- DATASET CONTENT:
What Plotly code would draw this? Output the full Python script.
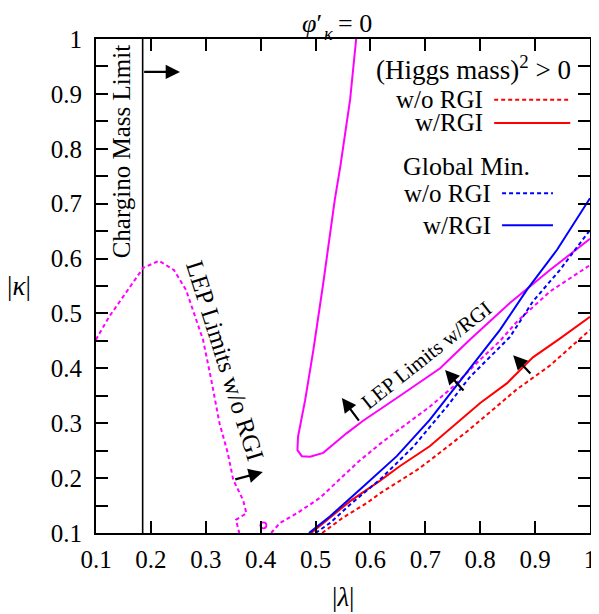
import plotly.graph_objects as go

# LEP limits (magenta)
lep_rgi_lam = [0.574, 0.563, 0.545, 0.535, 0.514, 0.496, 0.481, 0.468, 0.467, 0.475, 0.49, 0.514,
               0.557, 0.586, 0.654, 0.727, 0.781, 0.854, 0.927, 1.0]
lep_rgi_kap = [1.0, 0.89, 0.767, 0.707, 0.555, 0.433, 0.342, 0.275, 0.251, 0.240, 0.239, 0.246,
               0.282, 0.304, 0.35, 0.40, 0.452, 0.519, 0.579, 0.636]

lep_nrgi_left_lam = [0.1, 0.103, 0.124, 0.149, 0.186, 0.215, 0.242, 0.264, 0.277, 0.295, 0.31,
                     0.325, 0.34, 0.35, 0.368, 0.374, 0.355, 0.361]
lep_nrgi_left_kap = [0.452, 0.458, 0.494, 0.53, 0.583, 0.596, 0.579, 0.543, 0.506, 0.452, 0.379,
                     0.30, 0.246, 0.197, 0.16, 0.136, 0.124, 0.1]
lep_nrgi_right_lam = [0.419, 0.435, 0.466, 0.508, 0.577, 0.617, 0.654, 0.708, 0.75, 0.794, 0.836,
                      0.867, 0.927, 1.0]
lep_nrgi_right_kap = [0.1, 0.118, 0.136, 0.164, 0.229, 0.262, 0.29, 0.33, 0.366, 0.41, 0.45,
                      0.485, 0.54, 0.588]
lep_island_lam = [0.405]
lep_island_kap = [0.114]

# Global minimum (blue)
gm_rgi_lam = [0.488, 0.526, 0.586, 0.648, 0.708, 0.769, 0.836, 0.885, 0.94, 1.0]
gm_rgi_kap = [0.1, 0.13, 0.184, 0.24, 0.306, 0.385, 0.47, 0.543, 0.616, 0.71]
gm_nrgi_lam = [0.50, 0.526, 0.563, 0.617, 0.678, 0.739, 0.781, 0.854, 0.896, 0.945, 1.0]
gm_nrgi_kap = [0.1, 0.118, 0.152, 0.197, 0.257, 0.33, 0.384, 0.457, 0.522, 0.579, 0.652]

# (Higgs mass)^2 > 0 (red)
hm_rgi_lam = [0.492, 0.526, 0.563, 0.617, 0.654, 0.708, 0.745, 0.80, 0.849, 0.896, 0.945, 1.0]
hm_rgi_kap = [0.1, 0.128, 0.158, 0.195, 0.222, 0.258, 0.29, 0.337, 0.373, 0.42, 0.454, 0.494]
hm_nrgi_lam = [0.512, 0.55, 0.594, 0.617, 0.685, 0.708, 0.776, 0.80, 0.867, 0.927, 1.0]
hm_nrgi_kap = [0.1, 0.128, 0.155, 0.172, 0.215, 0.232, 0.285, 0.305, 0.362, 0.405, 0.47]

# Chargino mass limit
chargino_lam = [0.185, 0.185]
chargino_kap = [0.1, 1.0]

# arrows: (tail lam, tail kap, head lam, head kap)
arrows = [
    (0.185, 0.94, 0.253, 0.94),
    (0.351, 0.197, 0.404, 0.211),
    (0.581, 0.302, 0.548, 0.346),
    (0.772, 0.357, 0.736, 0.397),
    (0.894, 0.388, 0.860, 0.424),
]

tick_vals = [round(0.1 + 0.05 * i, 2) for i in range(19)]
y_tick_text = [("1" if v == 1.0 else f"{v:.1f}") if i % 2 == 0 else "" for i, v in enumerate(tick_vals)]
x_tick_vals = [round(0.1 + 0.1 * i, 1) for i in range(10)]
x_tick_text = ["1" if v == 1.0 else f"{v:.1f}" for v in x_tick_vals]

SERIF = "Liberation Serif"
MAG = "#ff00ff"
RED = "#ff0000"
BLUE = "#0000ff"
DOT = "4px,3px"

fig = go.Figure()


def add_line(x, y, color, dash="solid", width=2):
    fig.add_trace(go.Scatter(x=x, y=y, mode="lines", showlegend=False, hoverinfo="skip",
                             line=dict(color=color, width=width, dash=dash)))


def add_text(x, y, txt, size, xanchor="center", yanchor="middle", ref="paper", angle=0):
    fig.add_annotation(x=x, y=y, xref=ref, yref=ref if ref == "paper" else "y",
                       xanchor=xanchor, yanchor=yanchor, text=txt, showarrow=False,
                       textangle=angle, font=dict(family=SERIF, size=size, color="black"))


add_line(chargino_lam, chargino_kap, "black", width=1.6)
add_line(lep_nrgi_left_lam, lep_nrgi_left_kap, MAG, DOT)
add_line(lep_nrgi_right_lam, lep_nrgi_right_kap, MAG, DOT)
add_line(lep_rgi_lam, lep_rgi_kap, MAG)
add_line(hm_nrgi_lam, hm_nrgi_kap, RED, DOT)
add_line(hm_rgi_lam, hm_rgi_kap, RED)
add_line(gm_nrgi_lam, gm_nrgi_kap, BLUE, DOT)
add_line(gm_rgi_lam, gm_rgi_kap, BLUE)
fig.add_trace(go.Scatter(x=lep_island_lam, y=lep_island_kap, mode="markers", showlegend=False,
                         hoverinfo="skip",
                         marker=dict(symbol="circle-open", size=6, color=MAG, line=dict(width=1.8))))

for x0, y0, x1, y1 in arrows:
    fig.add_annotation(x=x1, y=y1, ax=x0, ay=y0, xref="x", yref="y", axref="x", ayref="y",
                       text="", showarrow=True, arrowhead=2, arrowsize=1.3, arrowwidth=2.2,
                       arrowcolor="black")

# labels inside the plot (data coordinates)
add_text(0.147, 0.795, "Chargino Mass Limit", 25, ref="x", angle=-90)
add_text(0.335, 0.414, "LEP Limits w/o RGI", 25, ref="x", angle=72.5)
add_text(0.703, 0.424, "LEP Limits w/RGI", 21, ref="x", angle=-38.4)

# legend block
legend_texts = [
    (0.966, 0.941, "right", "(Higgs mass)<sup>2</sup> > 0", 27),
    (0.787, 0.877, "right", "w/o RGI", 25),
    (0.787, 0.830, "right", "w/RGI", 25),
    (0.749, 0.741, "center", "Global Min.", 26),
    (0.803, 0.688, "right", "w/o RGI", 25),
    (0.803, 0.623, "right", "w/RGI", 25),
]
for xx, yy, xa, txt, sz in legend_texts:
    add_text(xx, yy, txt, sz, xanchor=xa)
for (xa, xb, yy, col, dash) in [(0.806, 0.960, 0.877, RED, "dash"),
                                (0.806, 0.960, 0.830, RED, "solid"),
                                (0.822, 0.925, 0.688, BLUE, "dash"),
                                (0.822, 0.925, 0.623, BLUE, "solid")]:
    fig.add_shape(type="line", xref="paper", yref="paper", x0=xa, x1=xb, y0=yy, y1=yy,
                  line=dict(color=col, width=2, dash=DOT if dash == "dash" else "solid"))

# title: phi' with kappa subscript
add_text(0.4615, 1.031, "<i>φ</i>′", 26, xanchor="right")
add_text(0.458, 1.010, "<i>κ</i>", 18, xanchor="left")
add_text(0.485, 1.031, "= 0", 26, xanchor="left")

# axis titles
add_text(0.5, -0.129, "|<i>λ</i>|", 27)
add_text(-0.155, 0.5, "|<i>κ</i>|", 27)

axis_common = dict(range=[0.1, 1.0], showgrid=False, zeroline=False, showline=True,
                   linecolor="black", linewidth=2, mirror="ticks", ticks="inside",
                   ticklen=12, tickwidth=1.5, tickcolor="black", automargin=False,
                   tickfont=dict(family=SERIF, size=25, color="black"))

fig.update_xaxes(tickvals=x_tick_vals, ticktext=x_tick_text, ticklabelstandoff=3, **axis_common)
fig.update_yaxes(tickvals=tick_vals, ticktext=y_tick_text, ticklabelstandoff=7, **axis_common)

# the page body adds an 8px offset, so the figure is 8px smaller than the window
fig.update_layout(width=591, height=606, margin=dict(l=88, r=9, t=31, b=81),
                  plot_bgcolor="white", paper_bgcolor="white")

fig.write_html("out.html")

- WHAT THE TASK ASKS:
Restate each line from the start of the listing through the line bearing "0.522, 0.579, 0.652]" word for word. Drop the pictures.

- TASK SOLUTION:
What Plotly code would draw this? Output the full Python script.
import plotly.graph_objects as go

# LEP limits (magenta)
lep_rgi_lam = [0.574, 0.563, 0.545, 0.535, 0.514, 0.496, 0.481, 0.468, 0.467, 0.475, 0.49, 0.514,
               0.557, 0.586, 0.654, 0.727, 0.781, 0.854, 0.927, 1.0]
lep_rgi_kap = [1.0, 0.89, 0.767, 0.707, 0.555, 0.433, 0.342, 0.275, 0.251, 0.240, 0.239, 0.246,
               0.282, 0.304, 0.35, 0.40, 0.452, 0.519, 0.579, 0.636]

lep_nrgi_left_lam = [0.1, 0.103, 0.124, 0.149, 0.186, 0.215, 0.242, 0.264, 0.277, 0.295, 0.31,
                     0.325, 0.34, 0.35, 0.368, 0.374, 0.355, 0.361]
lep_nrgi_left_kap = [0.452, 0.458, 0.494, 0.53, 0.583, 0.596, 0.579, 0.543, 0.506, 0.452, 0.379,
                     0.30, 0.246, 0.197, 0.16, 0.136, 0.124, 0.1]
lep_nrgi_right_lam = [0.419, 0.435, 0.466, 0.508, 0.577, 0.617, 0.654, 0.708, 0.75, 0.794, 0.836,
                      0.867, 0.927, 1.0]
lep_nrgi_right_kap = [0.1, 0.118, 0.136, 0.164, 0.229, 0.262, 0.29, 0.33, 0.366, 0.41, 0.45,
                      0.485, 0.54, 0.588]
lep_island_lam = [0.405]
lep_island_kap = [0.114]

# Global minimum (blue)
gm_rgi_lam = [0.488, 0.526, 0.586, 0.648, 0.708, 0.769, 0.836, 0.885, 0.94, 1.0]
gm_rgi_kap = [0.1, 0.13, 0.184, 0.24, 0.306, 0.385, 0.47, 0.543, 0.616, 0.71]
gm_nrgi_lam = [0.50, 0.526, 0.563, 0.617, 0.678, 0.739, 0.781, 0.854, 0.896, 0.945, 1.0]
gm_nrgi_kap = [0.1, 0.118, 0.152, 0.197, 0.257, 0.33, 0.384, 0.457, 0.522, 0.579, 0.652]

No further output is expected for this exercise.